Broadly speaking, consumption is understood to increase as income rises -- and to decrease as income falls. But the two figures don't usually move at exactly the same pace. Higher income families tend to put a greater percentage of their pay into savings while those on the lower end of the income scale dedicate less to savings.
Relative income"Relative income" refers to one's earnings in relation to average income. You can look at relative income as a simple comparison of two points as in the question above. There, we imagined two scenarios; one in which a person makes $50,000 while the average salary of his peers is $60,000; and another in which someone makes $40,000 as others earn $30,000. In the first case your income is low, relative to peers, while the opposite is true in the second example.
A more precise way to express relative income is by using percentile positions, which describe exactly how far your income is away from the average of the group. This is the approach behind referring to the "highest-paid 1%." Recent government statistics show, for example, that the median income for a full-time worker in the United States was $801 per week as of mid-2015. Yet that average conceals a huge range of salaries: Workers in the bottom 10% took home $384 per week while the top 10% earned $1,920 each week.
Here's another interesting relative income fact: A total household salary of $23,300 or below marked the lowest 20% of family incomes in 2013, according to the Federal Reserve. Meanwhile, your family would need to earn $154,600 to make it into the 90th percentile ranking in 2013:
Relative income distributions of U.S. households since 2001. Source: Federal Reserve consumer finances survey.

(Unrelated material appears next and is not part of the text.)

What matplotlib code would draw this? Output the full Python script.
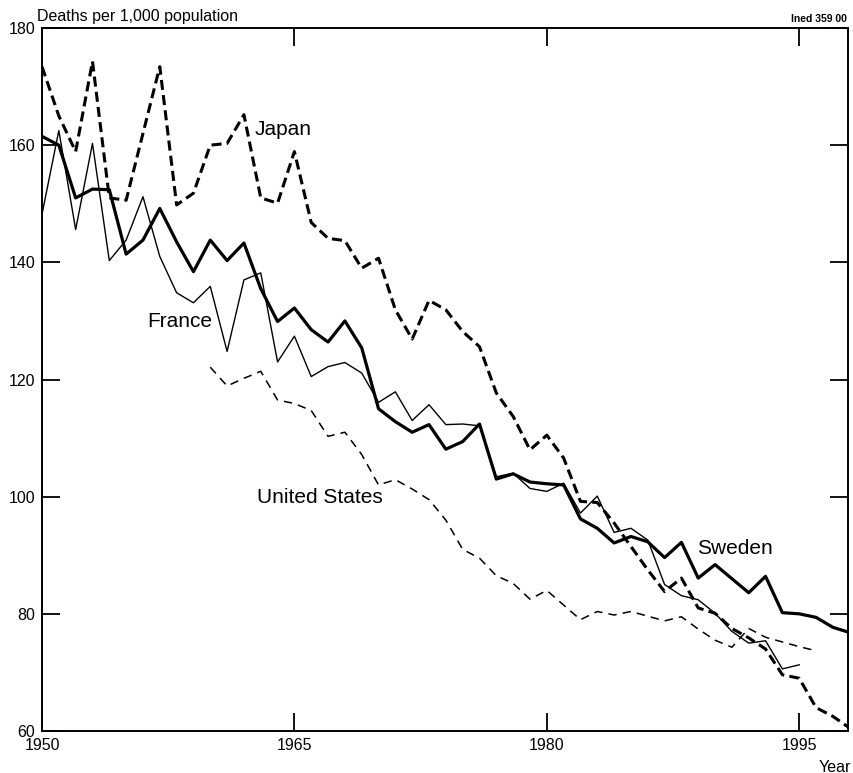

Why does it matter? Human beings are emotional and social creatures, rather than perfectly rational individual economic actors. That means that our behavior tends to be influenced not only by raw numbers, but also by what we see happening with those around us. If that weren't true, we'd never see stock market bubbles or panic selling.
The same idea applies to incomes. If one group of workers increases spending as their income rise, other groups may feel pressure to do the same, even if their earnings aren't improving at the same pace. This tendency to orient our self image as a function of others' positions is why relative income is such a useful economic concept.